Eun-joo and Sung-hyun continue their correspondence and decide to try a date, with each participating in his or her own time. Eun-joo "takes" Sung-hyun to an amusement park, where he follows her instructions on how to have a good time. He "takes" her to a restaurant, where she drinks a bottle of wine he left two years prior. Despite having fun on these solo dates, they decide to try to meet in person at a beach two years in Sung-hyun's future.

Eun-joo goes to the beach, but Sung-hyun does not show up. She sees a house being built for an unknown architect's lover. Eun-joo tells Sung-hyun that he didn't come, and he is baffled as he doesn't think he would have forgotten such an important date. He makes a trip to the beach at which they had agreed to meet and is moved by its beauty. He decides to design a house there for her.

Eun-joo runs into her ex-fiance at her workplace. They were going to get married, but he moved abroad for work while she stayed in Korea. Due to the separation, they eventually broke up, and he married another person. Eun-joo, still in love with him, asks Sung-hyun to stop her fiance from leaving two years in the past. Sung-Hyun is heartbroken after receiving her letter and torn between his love and her request.
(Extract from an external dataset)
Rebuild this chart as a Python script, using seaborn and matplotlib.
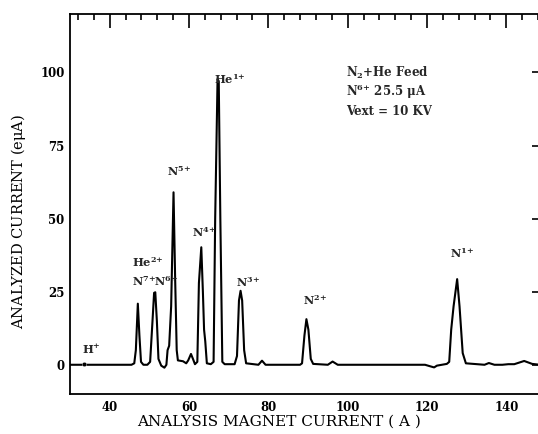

After long contemplation, he decides against his own desires and agrees to help. He writes to Eun-joo, wishing her and her fiancé luck in the future.

After receiving the heartfelt reply from Sung-hyun, Eun-joo decides to visit his school. She finds the architecture department and is greeted by a friend of Sung-Hyun. Eun-joo asked for him, but learns that Sung-Hyun died in a traffic accident while meeting a friend two years ago. She realizes that on the day she last met her fiancé before they separated, she witnessed a car hitting and killing a pedestrian. Sung-hyun was the pedestrian, and the house being built at the beach was designed by him for her. She rushes to the mailbox and sends a letter begging him not to go.

The final scene returns to the beginning of the movie, where Eun-joo is about to place her Christmas card into the mailbox at Il Mare. A figure approaches her with a letter in hand, the letter that she sent warning Sung-hyun. Sung-hyun did receive her warning: he never went to intervene and was never hit by the car. Eun-joo and Sung-hyun finally meet.

==Cast==
- Lee Jung-jae as Sung-hyun, a young man who was the first tenant of the house. Living two years in the past of 1997, he begins as a construction worker for a large project. Although a talented architect, Sung-hyun has become critical of his talents, claiming he could not stand becoming a hypocrite.
- Jun Ji-hyun as Eun-joo, a young woman who has aspirations of becoming a voice actress. Throughout the film, we see that although she has obtained her dream, there is something missing in her life. Living in 1999, Eun-joo becomes the second tenant of the house and is only moving out as the film begins.
- Kim Mu-saeng
- Jo Seung-yeon as Jae-hyuk
- Min Yun-jae
- Kim Ji-mu
- Choi Yoon-yeong
- Lee In-chul
- Kwon Yeon-gyeong

==Location==
The setting for the movie was shot on Ganghwa Island's Sukmodo, and Jeju Province's Udo.

==Reception==
This time-travel romance was not a popular success in 2000, selling less than a quarter million tickets in Seoul (upstaged by not only the similar-themed Ditto, but also the controversial Lies), but since then it has developed a loyal fan base a la Somewhere in Time and attained the status of a minor classic among Korean cinema fans.

==Remake ==

Warner Brothers acquired the rights for an American remake, titled The Lake House, starring Keanu Reeves and Sandra Bullock. It was released on June 16, 2006 and was co-produced by Sonny Mallhi, Amit Walia, and Chris Krapek. To reference the original movie, "Il Mare" was used as the restaurant's name where Kate and Alex are supposed to meet.